Supplied material
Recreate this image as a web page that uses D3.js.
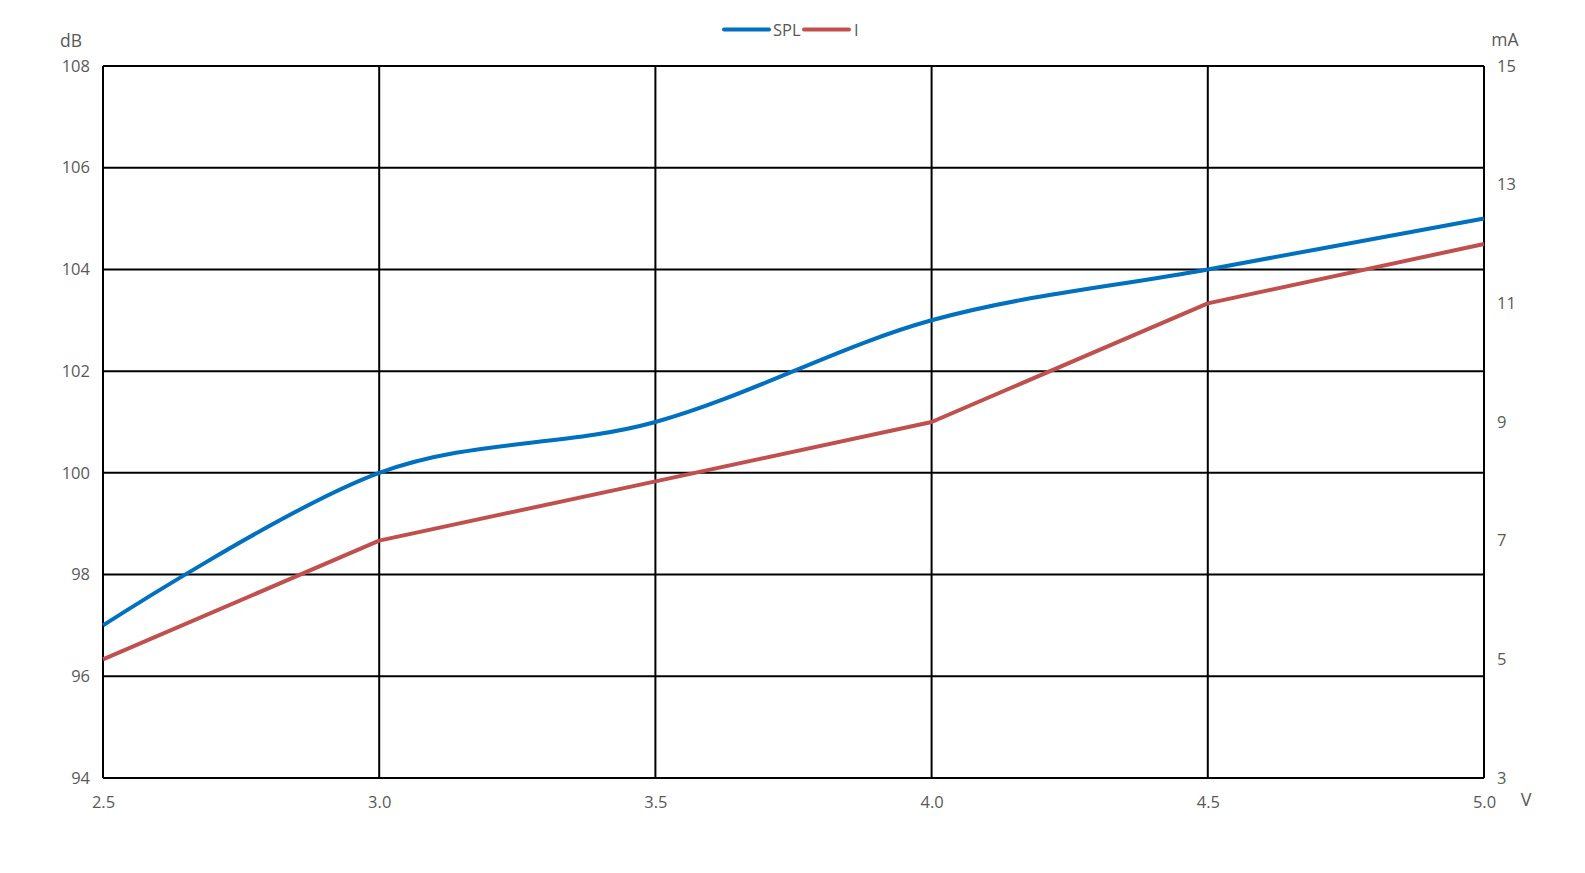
<!DOCTYPE html>
<html><head><meta charset="utf-8">
<script src="https://cdn.jsdelivr.net/npm/d3@7"></script>
<style>body{margin:0;background:#fff;} text{font-family:"Open Sans","Liberation Sans",sans-serif;fill:#595959;font-size:16.5px;}</style>
</head><body>
<svg id="c" width="1585" height="873"></svg>
<script>
const voltage = [2.5, 3.0, 3.5, 4.0, 4.5, 5.0];
const spl = [97, 100, 101, 103, 104, 105];
const current = [5, 7, 8, 9, 11, 12];
const xTicks = [2.5, 3.0, 3.5, 4.0, 4.5, 5.0];
const leftTicks = [94, 96, 98, 100, 102, 104, 106, 108];
const rightTicks = [3, 5, 7, 9, 11, 13, 15];

const svg = d3.select("#c");
const L = 103, R = 1484, T = 66, B = 778;
const x = d3.scaleLinear().domain([2.5, 5.0]).range([L, R]);
const yL = d3.scaleLinear().domain([94, 108]).range([B, T]);
const yR = d3.scaleLinear().domain([3, 15]).range([B, T]);

const g = svg.append("g");
g.selectAll("line.h").data(leftTicks).join("line")
  .attr("x1", L).attr("x2", R).attr("y1", d => yL(d)).attr("y2", d => yL(d))
  .attr("stroke", "#000").attr("stroke-width", 2);
g.selectAll("line.v").data(xTicks).join("line")
  .attr("x1", d => x(d)).attr("x2", d => x(d)).attr("y1", T).attr("y2", B)
  .attr("stroke", "#000").attr("stroke-width", 2);

const axL = d3.axisLeft(yL).tickValues(leftTicks).tickSize(0).tickPadding(13).tickFormat(d3.format("d"));
const axR = d3.axisRight(yR).tickValues(rightTicks).tickSize(0).tickPadding(13).tickFormat(d3.format("d"));
const axB = d3.axisBottom(x).tickValues(xTicks).tickSize(0).tickPadding(18).tickFormat(d3.format(".1f"));
[[axL, `translate(${L},0)`], [axR, `translate(${R},0)`], [axB, `translate(0,${B})`]].forEach(([a, t]) => {
  const s = svg.append("g").attr("transform", t).call(a);
  s.select(".domain").remove();
  s.selectAll("text").attr("fill", "#595959").style("font-size", "16.5px")
    .style("font-family", '"Open Sans","Liberation Sans",sans-serif');
});

svg.append("text").attr("x", 71).attr("y", 41).attr("text-anchor", "middle").attr("dy", "0.35em").style("font-size", "17.5px").text("dB");
svg.append("text").attr("x", 1505).attr("y", 40).attr("text-anchor", "middle").attr("dy", "0.35em").style("font-size", "17.5px").text("mA");
svg.append("text").attr("x", 1526).attr("y", 800).attr("text-anchor", "middle").attr("dy", "0.35em").style("font-size", "18px").text("V");

const lineSPL = d3.line().x((d, i) => x(voltage[i])).y(d => yL(d)).curve(d3.curveCardinal.tension(0));
const lineI = d3.line().x((d, i) => x(voltage[i])).y(d => yR(d));
svg.append("path").attr("d", lineI(current)).attr("fill", "none").attr("stroke", "#C0504D").attr("stroke-width", 4).attr("stroke-linejoin", "round");
svg.append("path").attr("d", lineSPL(spl)).attr("fill", "none").attr("stroke", "#0070C0").attr("stroke-width", 4).attr("stroke-linejoin", "round");

const leg = [{name: "SPL", color: "#0070C0", x1: 724, x2: 769, tx: 773},
             {name: "I", color: "#C0504D", x1: 804, x2: 849, tx: 854}];
const lg = svg.append("g");
leg.forEach(l => {
  lg.append("line").attr("x1", l.x1).attr("x2", l.x2).attr("y1", 29.5).attr("y2", 29.5)
    .attr("stroke", l.color).attr("stroke-width", 4).attr("stroke-linecap", "round");
  lg.append("text").attr("x", l.tx).attr("y", 30).attr("dy", "0.35em").text(l.name);
});
</script>
</body></html>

Exercise task
Reproduce each line exactly, please, except for any pictures.

Right answer
Recreate this image as a web page that uses D3.js.
<!DOCTYPE html>
<html><head><meta charset="utf-8">
<script src="https://cdn.jsdelivr.net/npm/d3@7"></script>
<style>body{margin:0;background:#fff;} text{font-family:"Open Sans","Liberation Sans",sans-serif;fill:#595959;font-size:16.5px;}</style>
</head><body>
<svg id="c" width="1585" height="873"></svg>
<script>
const voltage = [2.5, 3.0, 3.5, 4.0, 4.5, 5.0];
const spl = [97, 100, 101, 103, 104, 105];
const current = [5, 7, 8, 9, 11, 12];
const xTicks = [2.5, 3.0, 3.5, 4.0, 4.5, 5.0];
const leftTicks = [94, 96, 98, 100, 102, 104, 106, 108];
const rightTicks = [3, 5, 7, 9, 11, 13, 15];

const svg = d3.select("#c");
const L = 103, R = 1484, T = 66, B = 778;
const x = d3.scaleLinear().domain([2.5, 5.0]).range([L, R]);
const yL = d3.scaleLinear().domain([94, 108]).range([B, T]);
const yR = d3.scaleLinear().domain([3, 15]).range([B, T]);

const g = svg.append("g");
g.selectAll("line.h").data(leftTicks).join("line")
  .attr("x1", L).attr("x2", R).attr("y1", d => yL(d)).attr("y2", d => yL(d))
  .attr("stroke", "#000").attr("stroke-width", 2);
g.selectAll("line.v").data(xTicks).join("line")
  .attr("x1", d => x(d)).attr("x2", d => x(d)).attr("y1", T).attr("y2", B)
  .attr("stroke", "#000").attr("stroke-width", 2);

const axL = d3.axisLeft(yL).tickValues(leftTicks).tickSize(0).tickPadding(13).tickFormat(d3.format("d"));
const axR = d3.axisRight(yR).tickValues(rightTicks).tickSize(0).tickPadding(13).tickFormat(d3.format("d"));
const axB = d3.axisBottom(x).tickValues(xTicks).tickSize(0).tickPadding(18).tickFormat(d3.format(".1f"));
[[axL, `translate(${L},0)`], [axR, `translate(${R},0)`], [axB, `translate(0,${B})`]].forEach(([a, t]) => {
  const s = svg.append("g").attr("transform", t).call(a);
  s.select(".domain").remove();
  s.selectAll("text").attr("fill", "#595959").style("font-size", "16.5px")
    .style("font-family", '"Open Sans","Liberation Sans",sans-serif');
});

svg.append("text").attr("x", 71).attr("y", 41).attr("text-anchor", "middle").attr("dy", "0.35em").style("font-size", "17.5px").text("dB");
svg.append("text").attr("x", 1505).attr("y", 40).attr("text-anchor", "middle").attr("dy", "0.35em").style("font-size", "17.5px").text("mA");
svg.append("text").attr("x", 1526).attr("y", 800).attr("text-anchor", "middle").attr("dy", "0.35em").style("font-size", "18px").text("V");

const lineSPL = d3.line().x((d, i) => x(voltage[i])).y(d => yL(d)).curve(d3.curveCardinal.tension(0));
const lineI = d3.line().x((d, i) => x(voltage[i])).y(d => yR(d));
svg.append("path").attr("d", lineI(current)).attr("fill", "none").attr("stroke", "#C0504D").attr("stroke-width", 4).attr("stroke-linejoin", "round");
svg.append("path").attr("d", lineSPL(spl)).attr("fill", "none").attr("stroke", "#0070C0").attr("stroke-width", 4).attr("stroke-linejoin", "round");

const leg = [{name: "SPL", color: "#0070C0", x1: 724, x2: 769, tx: 773},
             {name: "I", color: "#C0504D", x1: 804, x2: 849, tx: 854}];
const lg = svg.append("g");
leg.forEach(l => {
  lg.append("line").attr("x1", l.x1).attr("x2", l.x2).attr("y1", 29.5).attr("y2", 29.5)
    .attr("stroke", l.color).attr("stroke-width", 4).attr("stroke-linecap", "round");
  lg.append("text").attr("x", l.tx).attr("y", 30).attr("dy", "0.35em").text(l.name);
});
</script>
</body></html>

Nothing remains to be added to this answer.